• _Directions_: Leaving out the pictures, transcribe all of the records faithfully.

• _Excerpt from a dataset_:

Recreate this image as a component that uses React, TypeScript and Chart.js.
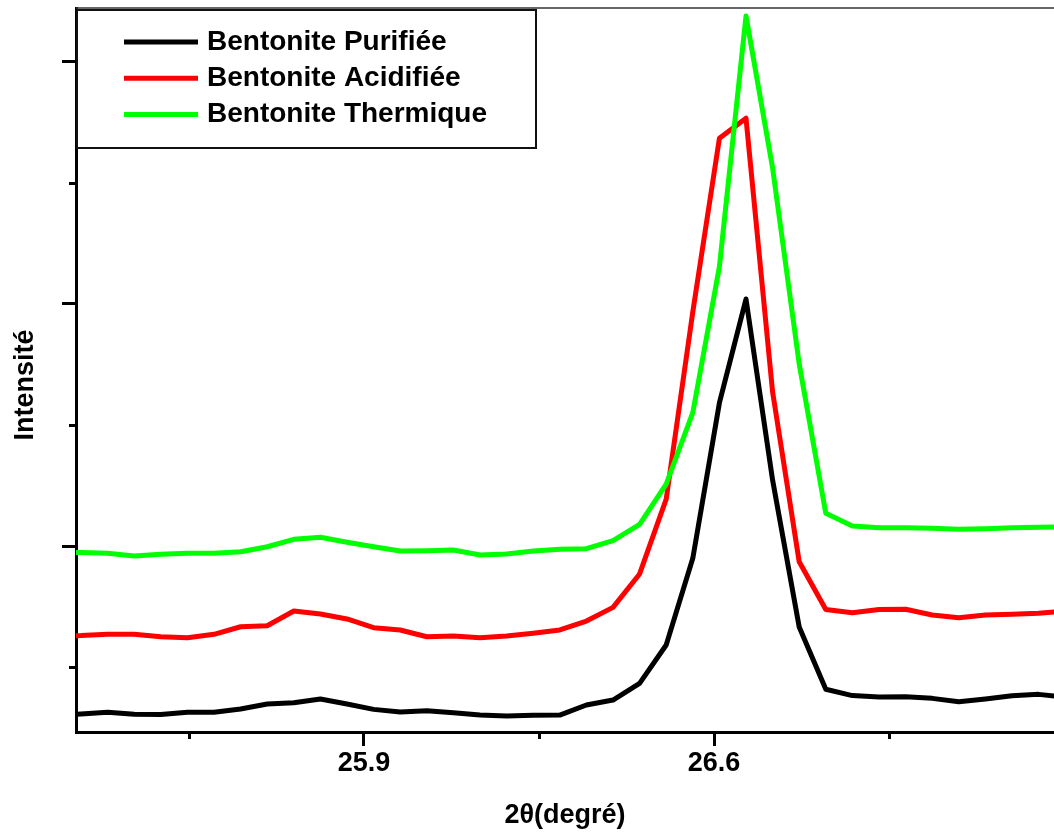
import React, { useEffect, useRef } from 'react';
import { Chart, registerables } from 'chart.js';

Chart.register(...registerables);

// 2θ positions (degrees) of the recorded points
const twoTheta = [
  25.2808, 25.334, 25.3872, 25.4404, 25.4936, 25.5468, 25.6, 25.6532, 25.7064, 25.7596,
  25.8128, 25.866, 25.9192, 25.9724, 26.0256, 26.0788, 26.132, 26.1852, 26.2384, 26.2916,
  26.3448, 26.398, 26.4512, 26.5044, 26.5576, 26.6108, 26.664, 26.7172, 26.7704, 26.8236,
  26.8768, 26.93, 26.9832, 27.0364, 27.0896, 27.1428, 27.196, 27.2492, 27.3024,
];

// Intensities (arbitrary units)
const purifiee = [
  59.5, 61.2, 62.6, 60.9, 60.7, 62.6, 62.6, 65.3, 69.4, 70.5,
  73.6, 69.4, 65.0, 62.8, 63.9, 62.2, 60.3, 59.5, 60.1, 60.3,
  68.6, 72.7, 86.5, 118.2, 189.8, 318.2, 404.1, 254.5, 133.1, 81.6,
  76.4, 75.2, 75.5, 74.1, 71.3, 73.6, 76.3, 77.4, 75.2,
];
const acidifiee = [
  125.6, 126.0, 127.0, 127.0, 125.0, 124.2, 127.0, 133.3, 134.1, 146.3,
  143.8, 139.7, 132.5, 130.6, 125.0, 125.6, 124.2, 125.6, 127.9, 130.6,
  138.0, 149.3, 176.9, 238.8, 393.4, 536.9, 553.5, 327.3, 187.0, 147.5,
  144.9, 147.5, 147.7, 143.0, 140.7, 143.0, 143.6, 144.4, 146.3,
];
const thermique = [
  195.0, 194.6, 194.0, 191.7, 193.1, 194.0, 194.0, 195.3, 199.4, 205.5,
  207.2, 203.1, 199.4, 195.9, 196.1, 196.7, 192.6, 193.4, 195.9, 197.3,
  197.8, 204.4, 217.9, 251.2, 310.2, 430.8, 638.0, 512.4, 350.4, 227.0,
  216.5, 215.1, 215.1, 214.6, 213.8, 214.3, 215.1, 215.5, 215.7,
];

const seriesLabels = ['Bentonite Purifiée', 'Bentonite Acidifiée', 'Bentonite Thermique'];
const seriesColors = ['#000000', '#ff0000', '#00ff00'];

const xMajorTicks = [25.9, 26.6];
const xTickLabels = ['25.9', '26.6'];
const xMinorTicks = [25.55, 26.25, 26.95];
const yMajorTicks = [200, 400, 600];
const yMinorTicks = [100, 300, 500];
const xMin = 25.324;
const xMax = 27.28;
const yMin = 46.3;
const yMax = 644.6;

const xTitle = '2θ(degré)';
const yTitle = 'Intensité';

const FONT_FAMILY = '"Liberation Sans", Arial, Helvetica, sans-serif';

export default function App() {
  const ref = useRef<HTMLCanvasElement | null>(null);

  useEffect(() => {
    if (!ref.current) return;
    const allSeries = [purifiee, acidifiee, thermique];

    const decor = {
      id: 'decor',
      afterDraw(chart: any) {
        const ctx = chart.ctx as CanvasRenderingContext2D;
        const area = chart.chartArea;
        const xs = chart.scales.x;
        const ys = chart.scales.y;
        ctx.save();
        // top frame line
        ctx.strokeStyle = '#333333';
        ctx.lineWidth = 1.5;
        ctx.beginPath();
        ctx.moveTo(area.left, area.top);
        ctx.lineTo(area.right, area.top);
        ctx.stroke();

        // minor ticks
        ctx.strokeStyle = '#000000';
        ctx.lineWidth = 3;
        for (const v of xMinorTicks) {
          const px = Math.round(xs.getPixelForValue(v)) + 0.5;
          ctx.beginPath();
          ctx.moveTo(px, area.bottom);
          ctx.lineTo(px, area.bottom + 7);
          ctx.stroke();
        }
        for (const v of yMinorTicks) {
          const py = Math.round(ys.getPixelForValue(v)) + 0.5;
          ctx.beginPath();
          ctx.moveTo(area.left - 7, py);
          ctx.lineTo(area.left, py);
          ctx.stroke();
        }

        // legend box
        const lx = area.left;
        const ly = area.top + 2;
        ctx.strokeStyle = '#111111';
        ctx.lineWidth = 2;
        ctx.strokeRect(lx + 1, ly, 459, 138);
        ctx.font = `bold 28px ${FONT_FAMILY}`;
        ctx.textBaseline = 'middle';
        ctx.textAlign = 'left';
        chart.data.datasets.forEach((ds: any, i: number) => {
          const cy = ly + 32 + i * 36.3;
          ctx.strokeStyle = ds.borderColor;
          ctx.lineWidth = 5;
          ctx.lineCap = 'butt';
          ctx.beginPath();
          ctx.moveTo(lx + 48, cy);
          ctx.lineTo(lx + 122, cy);
          ctx.stroke();
          ctx.fillStyle = '#000000';
          ctx.fillText(ds.label, lx + 131, cy);
        });

        // y-axis title
        ctx.font = `bold 27px ${FONT_FAMILY}`;
        ctx.translate(33, (area.top + area.bottom) / 2 + 15);
        ctx.rotate(-Math.PI / 2);
        ctx.textAlign = 'center';
        ctx.textBaseline = 'alphabetic';
        ctx.fillStyle = '#000000';
        ctx.fillText(yTitle, 0, 0);
        ctx.restore();
      },
    };

    const chart = new Chart(ref.current, {
      type: 'line',
      data: {
        datasets: allSeries.map((s, i) => ({
          label: seriesLabels[i],
          data: twoTheta.map((x, j) => ({ x, y: s[j] })),
          borderColor: seriesColors[i],
          backgroundColor: seriesColors[i],
          borderWidth: 5,
          pointRadius: 0,
          pointHoverRadius: 0,
          tension: 0,
          borderJoinStyle: 'round',
          fill: false,
          clip: 0,
          order: 3 - i,
        })),
      },
      options: {
        animation: false,
        responsive: true,
        maintainAspectRatio: false,
        layout: { padding: { top: 8, left: 0, right: 0, bottom: 0 } },
        plugins: {
          legend: { display: false },
          tooltip: { enabled: false },
        },
        scales: {
          x: {
            type: 'linear',
            min: xMin,
            max: xMax,
            afterBuildTicks: (s: any) => {
              s.ticks = xMajorTicks.map((v) => ({ value: v }));
            },
            afterFit: (s: any) => {
              s.height = 100;
            },
            grid: {
              display: true,
              drawOnChartArea: false,
              drawTicks: true,
              tickLength: 14,
              tickWidth: 3,
              tickColor: '#000000',
            },
            border: { display: true, color: '#000000', width: 3 },
            ticks: {
              autoSkip: false,
              maxRotation: 0,
              padding: 1,
              color: '#000000',
              font: { family: FONT_FAMILY, size: 27, weight: 'bold' },
              callback: (_v: any, i: number) => xTickLabels[i],
            },
            title: {
              display: true,
              text: xTitle,
              color: '#000000',
              padding: 0,
              font: { family: FONT_FAMILY, size: 27, weight: 'bold' },
            },
          },
          y: {
            type: 'linear',
            min: yMin,
            max: yMax,
            afterBuildTicks: (s: any) => {
              s.ticks = yMajorTicks.map((v) => ({ value: v }));
            },
            afterFit: (s: any) => {
              s.width = 76;
            },
            grid: {
              display: true,
              drawOnChartArea: false,
              drawTicks: true,
              tickLength: 14,
              tickWidth: 3,
              tickColor: '#000000',
            },
            border: { display: true, color: '#000000', width: 3 },
            ticks: { display: false },
            title: { display: false },
          },
        },
      },
      plugins: [decor],
    } as any);

    return () => chart.destroy();
  }, []);

  return (
    <div style={{ position: 'absolute', left: 0, top: 0, width: 1054, height: 832, background: '#ffffff' }}>
      <canvas ref={ref} />
    </div>
  );
}
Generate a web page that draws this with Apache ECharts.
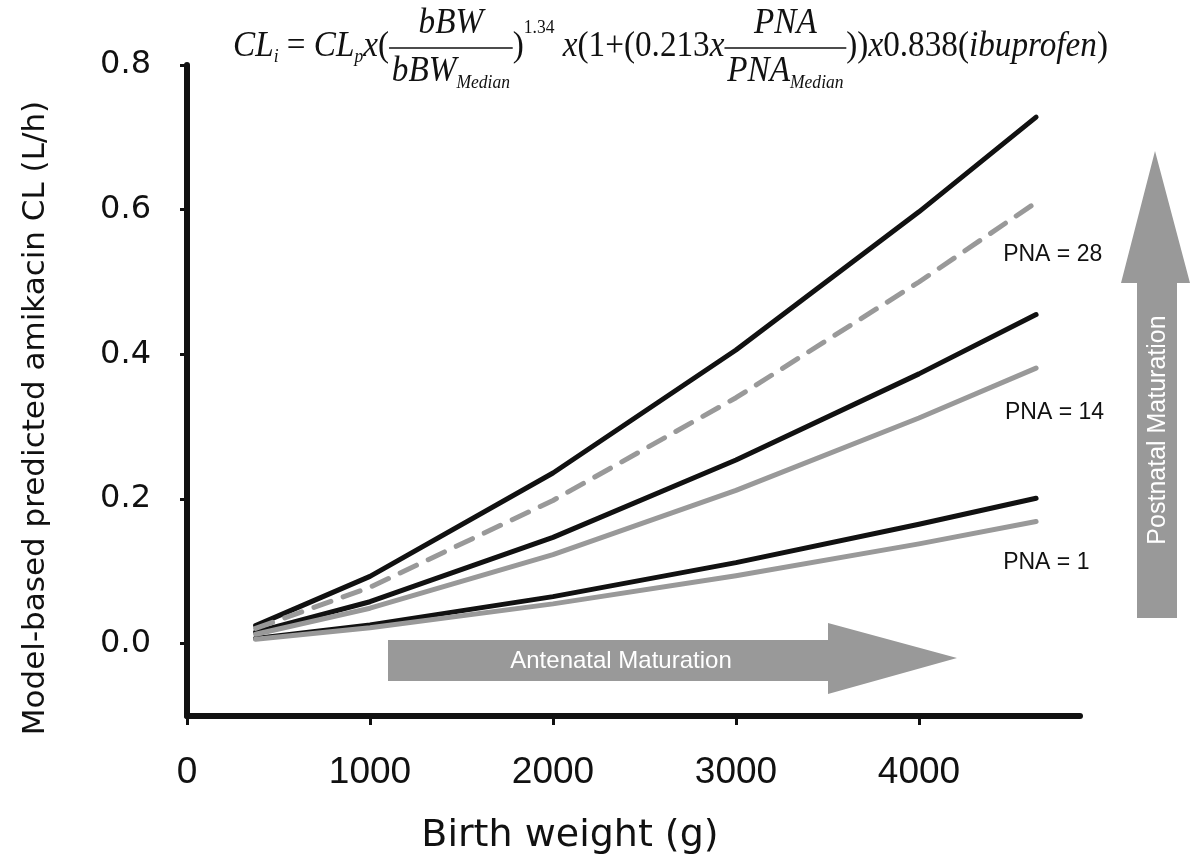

• _Written solution_:
Recreate this image as a component that uses React, TypeScript and Chart.js.
import React, { useEffect, useRef } from 'react';
import { Chart, registerables } from 'chart.js';

Chart.register(...registerables);

// 2θ positions (degrees) of the recorded points
const twoTheta = [
  25.2808, 25.334, 25.3872, 25.4404, 25.4936, 25.5468, 25.6, 25.6532, 25.7064, 25.7596,
  25.8128, 25.866, 25.9192, 25.9724, 26.0256, 26.0788, 26.132, 26.1852, 26.2384, 26.2916,
  26.3448, 26.398, 26.4512, 26.5044, 26.5576, 26.6108, 26.664, 26.7172, 26.7704, 26.8236,
  26.8768, 26.93, 26.9832, 27.0364, 27.0896, 27.1428, 27.196, 27.2492, 27.3024,
];

// Intensities (arbitrary units)
const purifiee = [
  59.5, 61.2, 62.6, 60.9, 60.7, 62.6, 62.6, 65.3, 69.4, 70.5,
  73.6, 69.4, 65.0, 62.8, 63.9, 62.2, 60.3, 59.5, 60.1, 60.3,
  68.6, 72.7, 86.5, 118.2, 189.8, 318.2, 404.1, 254.5, 133.1, 81.6,
  76.4, 75.2, 75.5, 74.1, 71.3, 73.6, 76.3, 77.4, 75.2,
];
const acidifiee = [
  125.6, 126.0, 127.0, 127.0, 125.0, 124.2, 127.0, 133.3, 134.1, 146.3,
  143.8, 139.7, 132.5, 130.6, 125.0, 125.6, 124.2, 125.6, 127.9, 130.6,
  138.0, 149.3, 176.9, 238.8, 393.4, 536.9, 553.5, 327.3, 187.0, 147.5,
  144.9, 147.5, 147.7, 143.0, 140.7, 143.0, 143.6, 144.4, 146.3,
];
const thermique = [
  195.0, 194.6, 194.0, 191.7, 193.1, 194.0, 194.0, 195.3, 199.4, 205.5,
  207.2, 203.1, 199.4, 195.9, 196.1, 196.7, 192.6, 193.4, 195.9, 197.3,
  197.8, 204.4, 217.9, 251.2, 310.2, 430.8, 638.0, 512.4, 350.4, 227.0,
  216.5, 215.1, 215.1, 214.6, 213.8, 214.3, 215.1, 215.5, 215.7,
];

const seriesLabels = ['Bentonite Purifiée', 'Bentonite Acidifiée', 'Bentonite Thermique'];
const seriesColors = ['#000000', '#ff0000', '#00ff00'];

const xMajorTicks = [25.9, 26.6];
const xTickLabels = ['25.9', '26.6'];
const xMinorTicks = [25.55, 26.25, 26.95];
const yMajorTicks = [200, 400, 600];
const yMinorTicks = [100, 300, 500];
const xMin = 25.324;
const xMax = 27.28;
const yMin = 46.3;
const yMax = 644.6;

const xTitle = '2θ(degré)';
const yTitle = 'Intensité';

const FONT_FAMILY = '"Liberation Sans", Arial, Helvetica, sans-serif';

export default function App() {
  const ref = useRef<HTMLCanvasElement | null>(null);

  useEffect(() => {
    if (!ref.current) return;
    const allSeries = [purifiee, acidifiee, thermique];

    const decor = {
      id: 'decor',
      afterDraw(chart: any) {
        const ctx = chart.ctx as CanvasRenderingContext2D;
        const area = chart.chartArea;
        const xs = chart.scales.x;
        const ys = chart.scales.y;
        ctx.save();
        // top frame line
        ctx.strokeStyle = '#333333';
        ctx.lineWidth = 1.5;
        ctx.beginPath();
        ctx.moveTo(area.left, area.top);
        ctx.lineTo(area.right, area.top);
        ctx.stroke();

        // minor ticks
        ctx.strokeStyle = '#000000';
        ctx.lineWidth = 3;
        for (const v of xMinorTicks) {
          const px = Math.round(xs.getPixelForValue(v)) + 0.5;
          ctx.beginPath();
          ctx.moveTo(px, area.bottom);
          ctx.lineTo(px, area.bottom + 7);
          ctx.stroke();
        }
        for (const v of yMinorTicks) {
          const py = Math.round(ys.getPixelForValue(v)) + 0.5;
          ctx.beginPath();
          ctx.moveTo(area.left - 7, py);
          ctx.lineTo(area.left, py);
          ctx.stroke();
        }

        // legend box
        const lx = area.left;
        const ly = area.top + 2;
        ctx.strokeStyle = '#111111';
        ctx.lineWidth = 2;
        ctx.strokeRect(lx + 1, ly, 459, 138);
        ctx.font = `bold 28px ${FONT_FAMILY}`;
        ctx.textBaseline = 'middle';
        ctx.textAlign = 'left';
        chart.data.datasets.forEach((ds: any, i: number) => {
          const cy = ly + 32 + i * 36.3;
          ctx.strokeStyle = ds.borderColor;
          ctx.lineWidth = 5;
          ctx.lineCap = 'butt';
          ctx.beginPath();
          ctx.moveTo(lx + 48, cy);
          ctx.lineTo(lx + 122, cy);
          ctx.stroke();
          ctx.fillStyle = '#000000';
          ctx.fillText(ds.label, lx + 131, cy);
        });

        // y-axis title
        ctx.font = `bold 27px ${FONT_FAMILY}`;
        ctx.translate(33, (area.top + area.bottom) / 2 + 15);
        ctx.rotate(-Math.PI / 2);
        ctx.textAlign = 'center';
        ctx.textBaseline = 'alphabetic';
        ctx.fillStyle = '#000000';
        ctx.fillText(yTitle, 0, 0);
        ctx.restore();
      },
    };

    const chart = new Chart(ref.current, {
      type: 'line',
      data: {
        datasets: allSeries.map((s, i) => ({
          label: seriesLabels[i],
          data: twoTheta.map((x, j) => ({ x, y: s[j] })),
          borderColor: seriesColors[i],
          backgroundColor: seriesColors[i],
          borderWidth: 5,
          pointRadius: 0,
          pointHoverRadius: 0,
          tension: 0,
          borderJoinStyle: 'round',
          fill: false,
          clip: 0,
          order: 3 - i,
        })),
      },
      options: {
        animation: false,
        responsive: true,
        maintainAspectRatio: false,
        layout: { padding: { top: 8, left: 0, right: 0, bottom: 0 } },
        plugins: {
          legend: { display: false },
          tooltip: { enabled: false },
        },
        scales: {
          x: {
            type: 'linear',
            min: xMin,
            max: xMax,
            afterBuildTicks: (s: any) => {
              s.ticks = xMajorTicks.map((v) => ({ value: v }));
            },
            afterFit: (s: any) => {
              s.height = 100;
            },
            grid: {
              display: true,
              drawOnChartArea: false,
              drawTicks: true,
              tickLength: 14,
              tickWidth: 3,
              tickColor: '#000000',
            },
            border: { display: true, color: '#000000', width: 3 },
            ticks: {
              autoSkip: false,
              maxRotation: 0,
              padding: 1,
              color: '#000000',
              font: { family: FONT_FAMILY, size: 27, weight: 'bold' },
              callback: (_v: any, i: number) => xTickLabels[i],
            },
            title: {
              display: true,
              text: xTitle,
              color: '#000000',
              padding: 0,
              font: { family: FONT_FAMILY, size: 27, weight: 'bold' },
            },
          },
          y: {
            type: 'linear',
            min: yMin,
            max: yMax,
            afterBuildTicks: (s: any) => {
              s.ticks = yMajorTicks.map((v) => ({ value: v }));
            },
            afterFit: (s: any) => {
              s.width = 76;
            },
            grid: {
              display: true,
              drawOnChartArea: false,
              drawTicks: true,
              tickLength: 14,
              tickWidth: 3,
              tickColor: '#000000',
            },
            border: { display: true, color: '#000000', width: 3 },
            ticks: { display: false },
            title: { display: false },
          },
        },
      },
      plugins: [decor],
    } as any);

    return () => chart.destroy();
  }, []);

  return (
    <div style={{ position: 'absolute', left: 0, top: 0, width: 1054, height: 832, background: '#ffffff' }}>
      <canvas ref={ref} />
    </div>
  );
}
Generate a web page that draws this with Apache ECharts.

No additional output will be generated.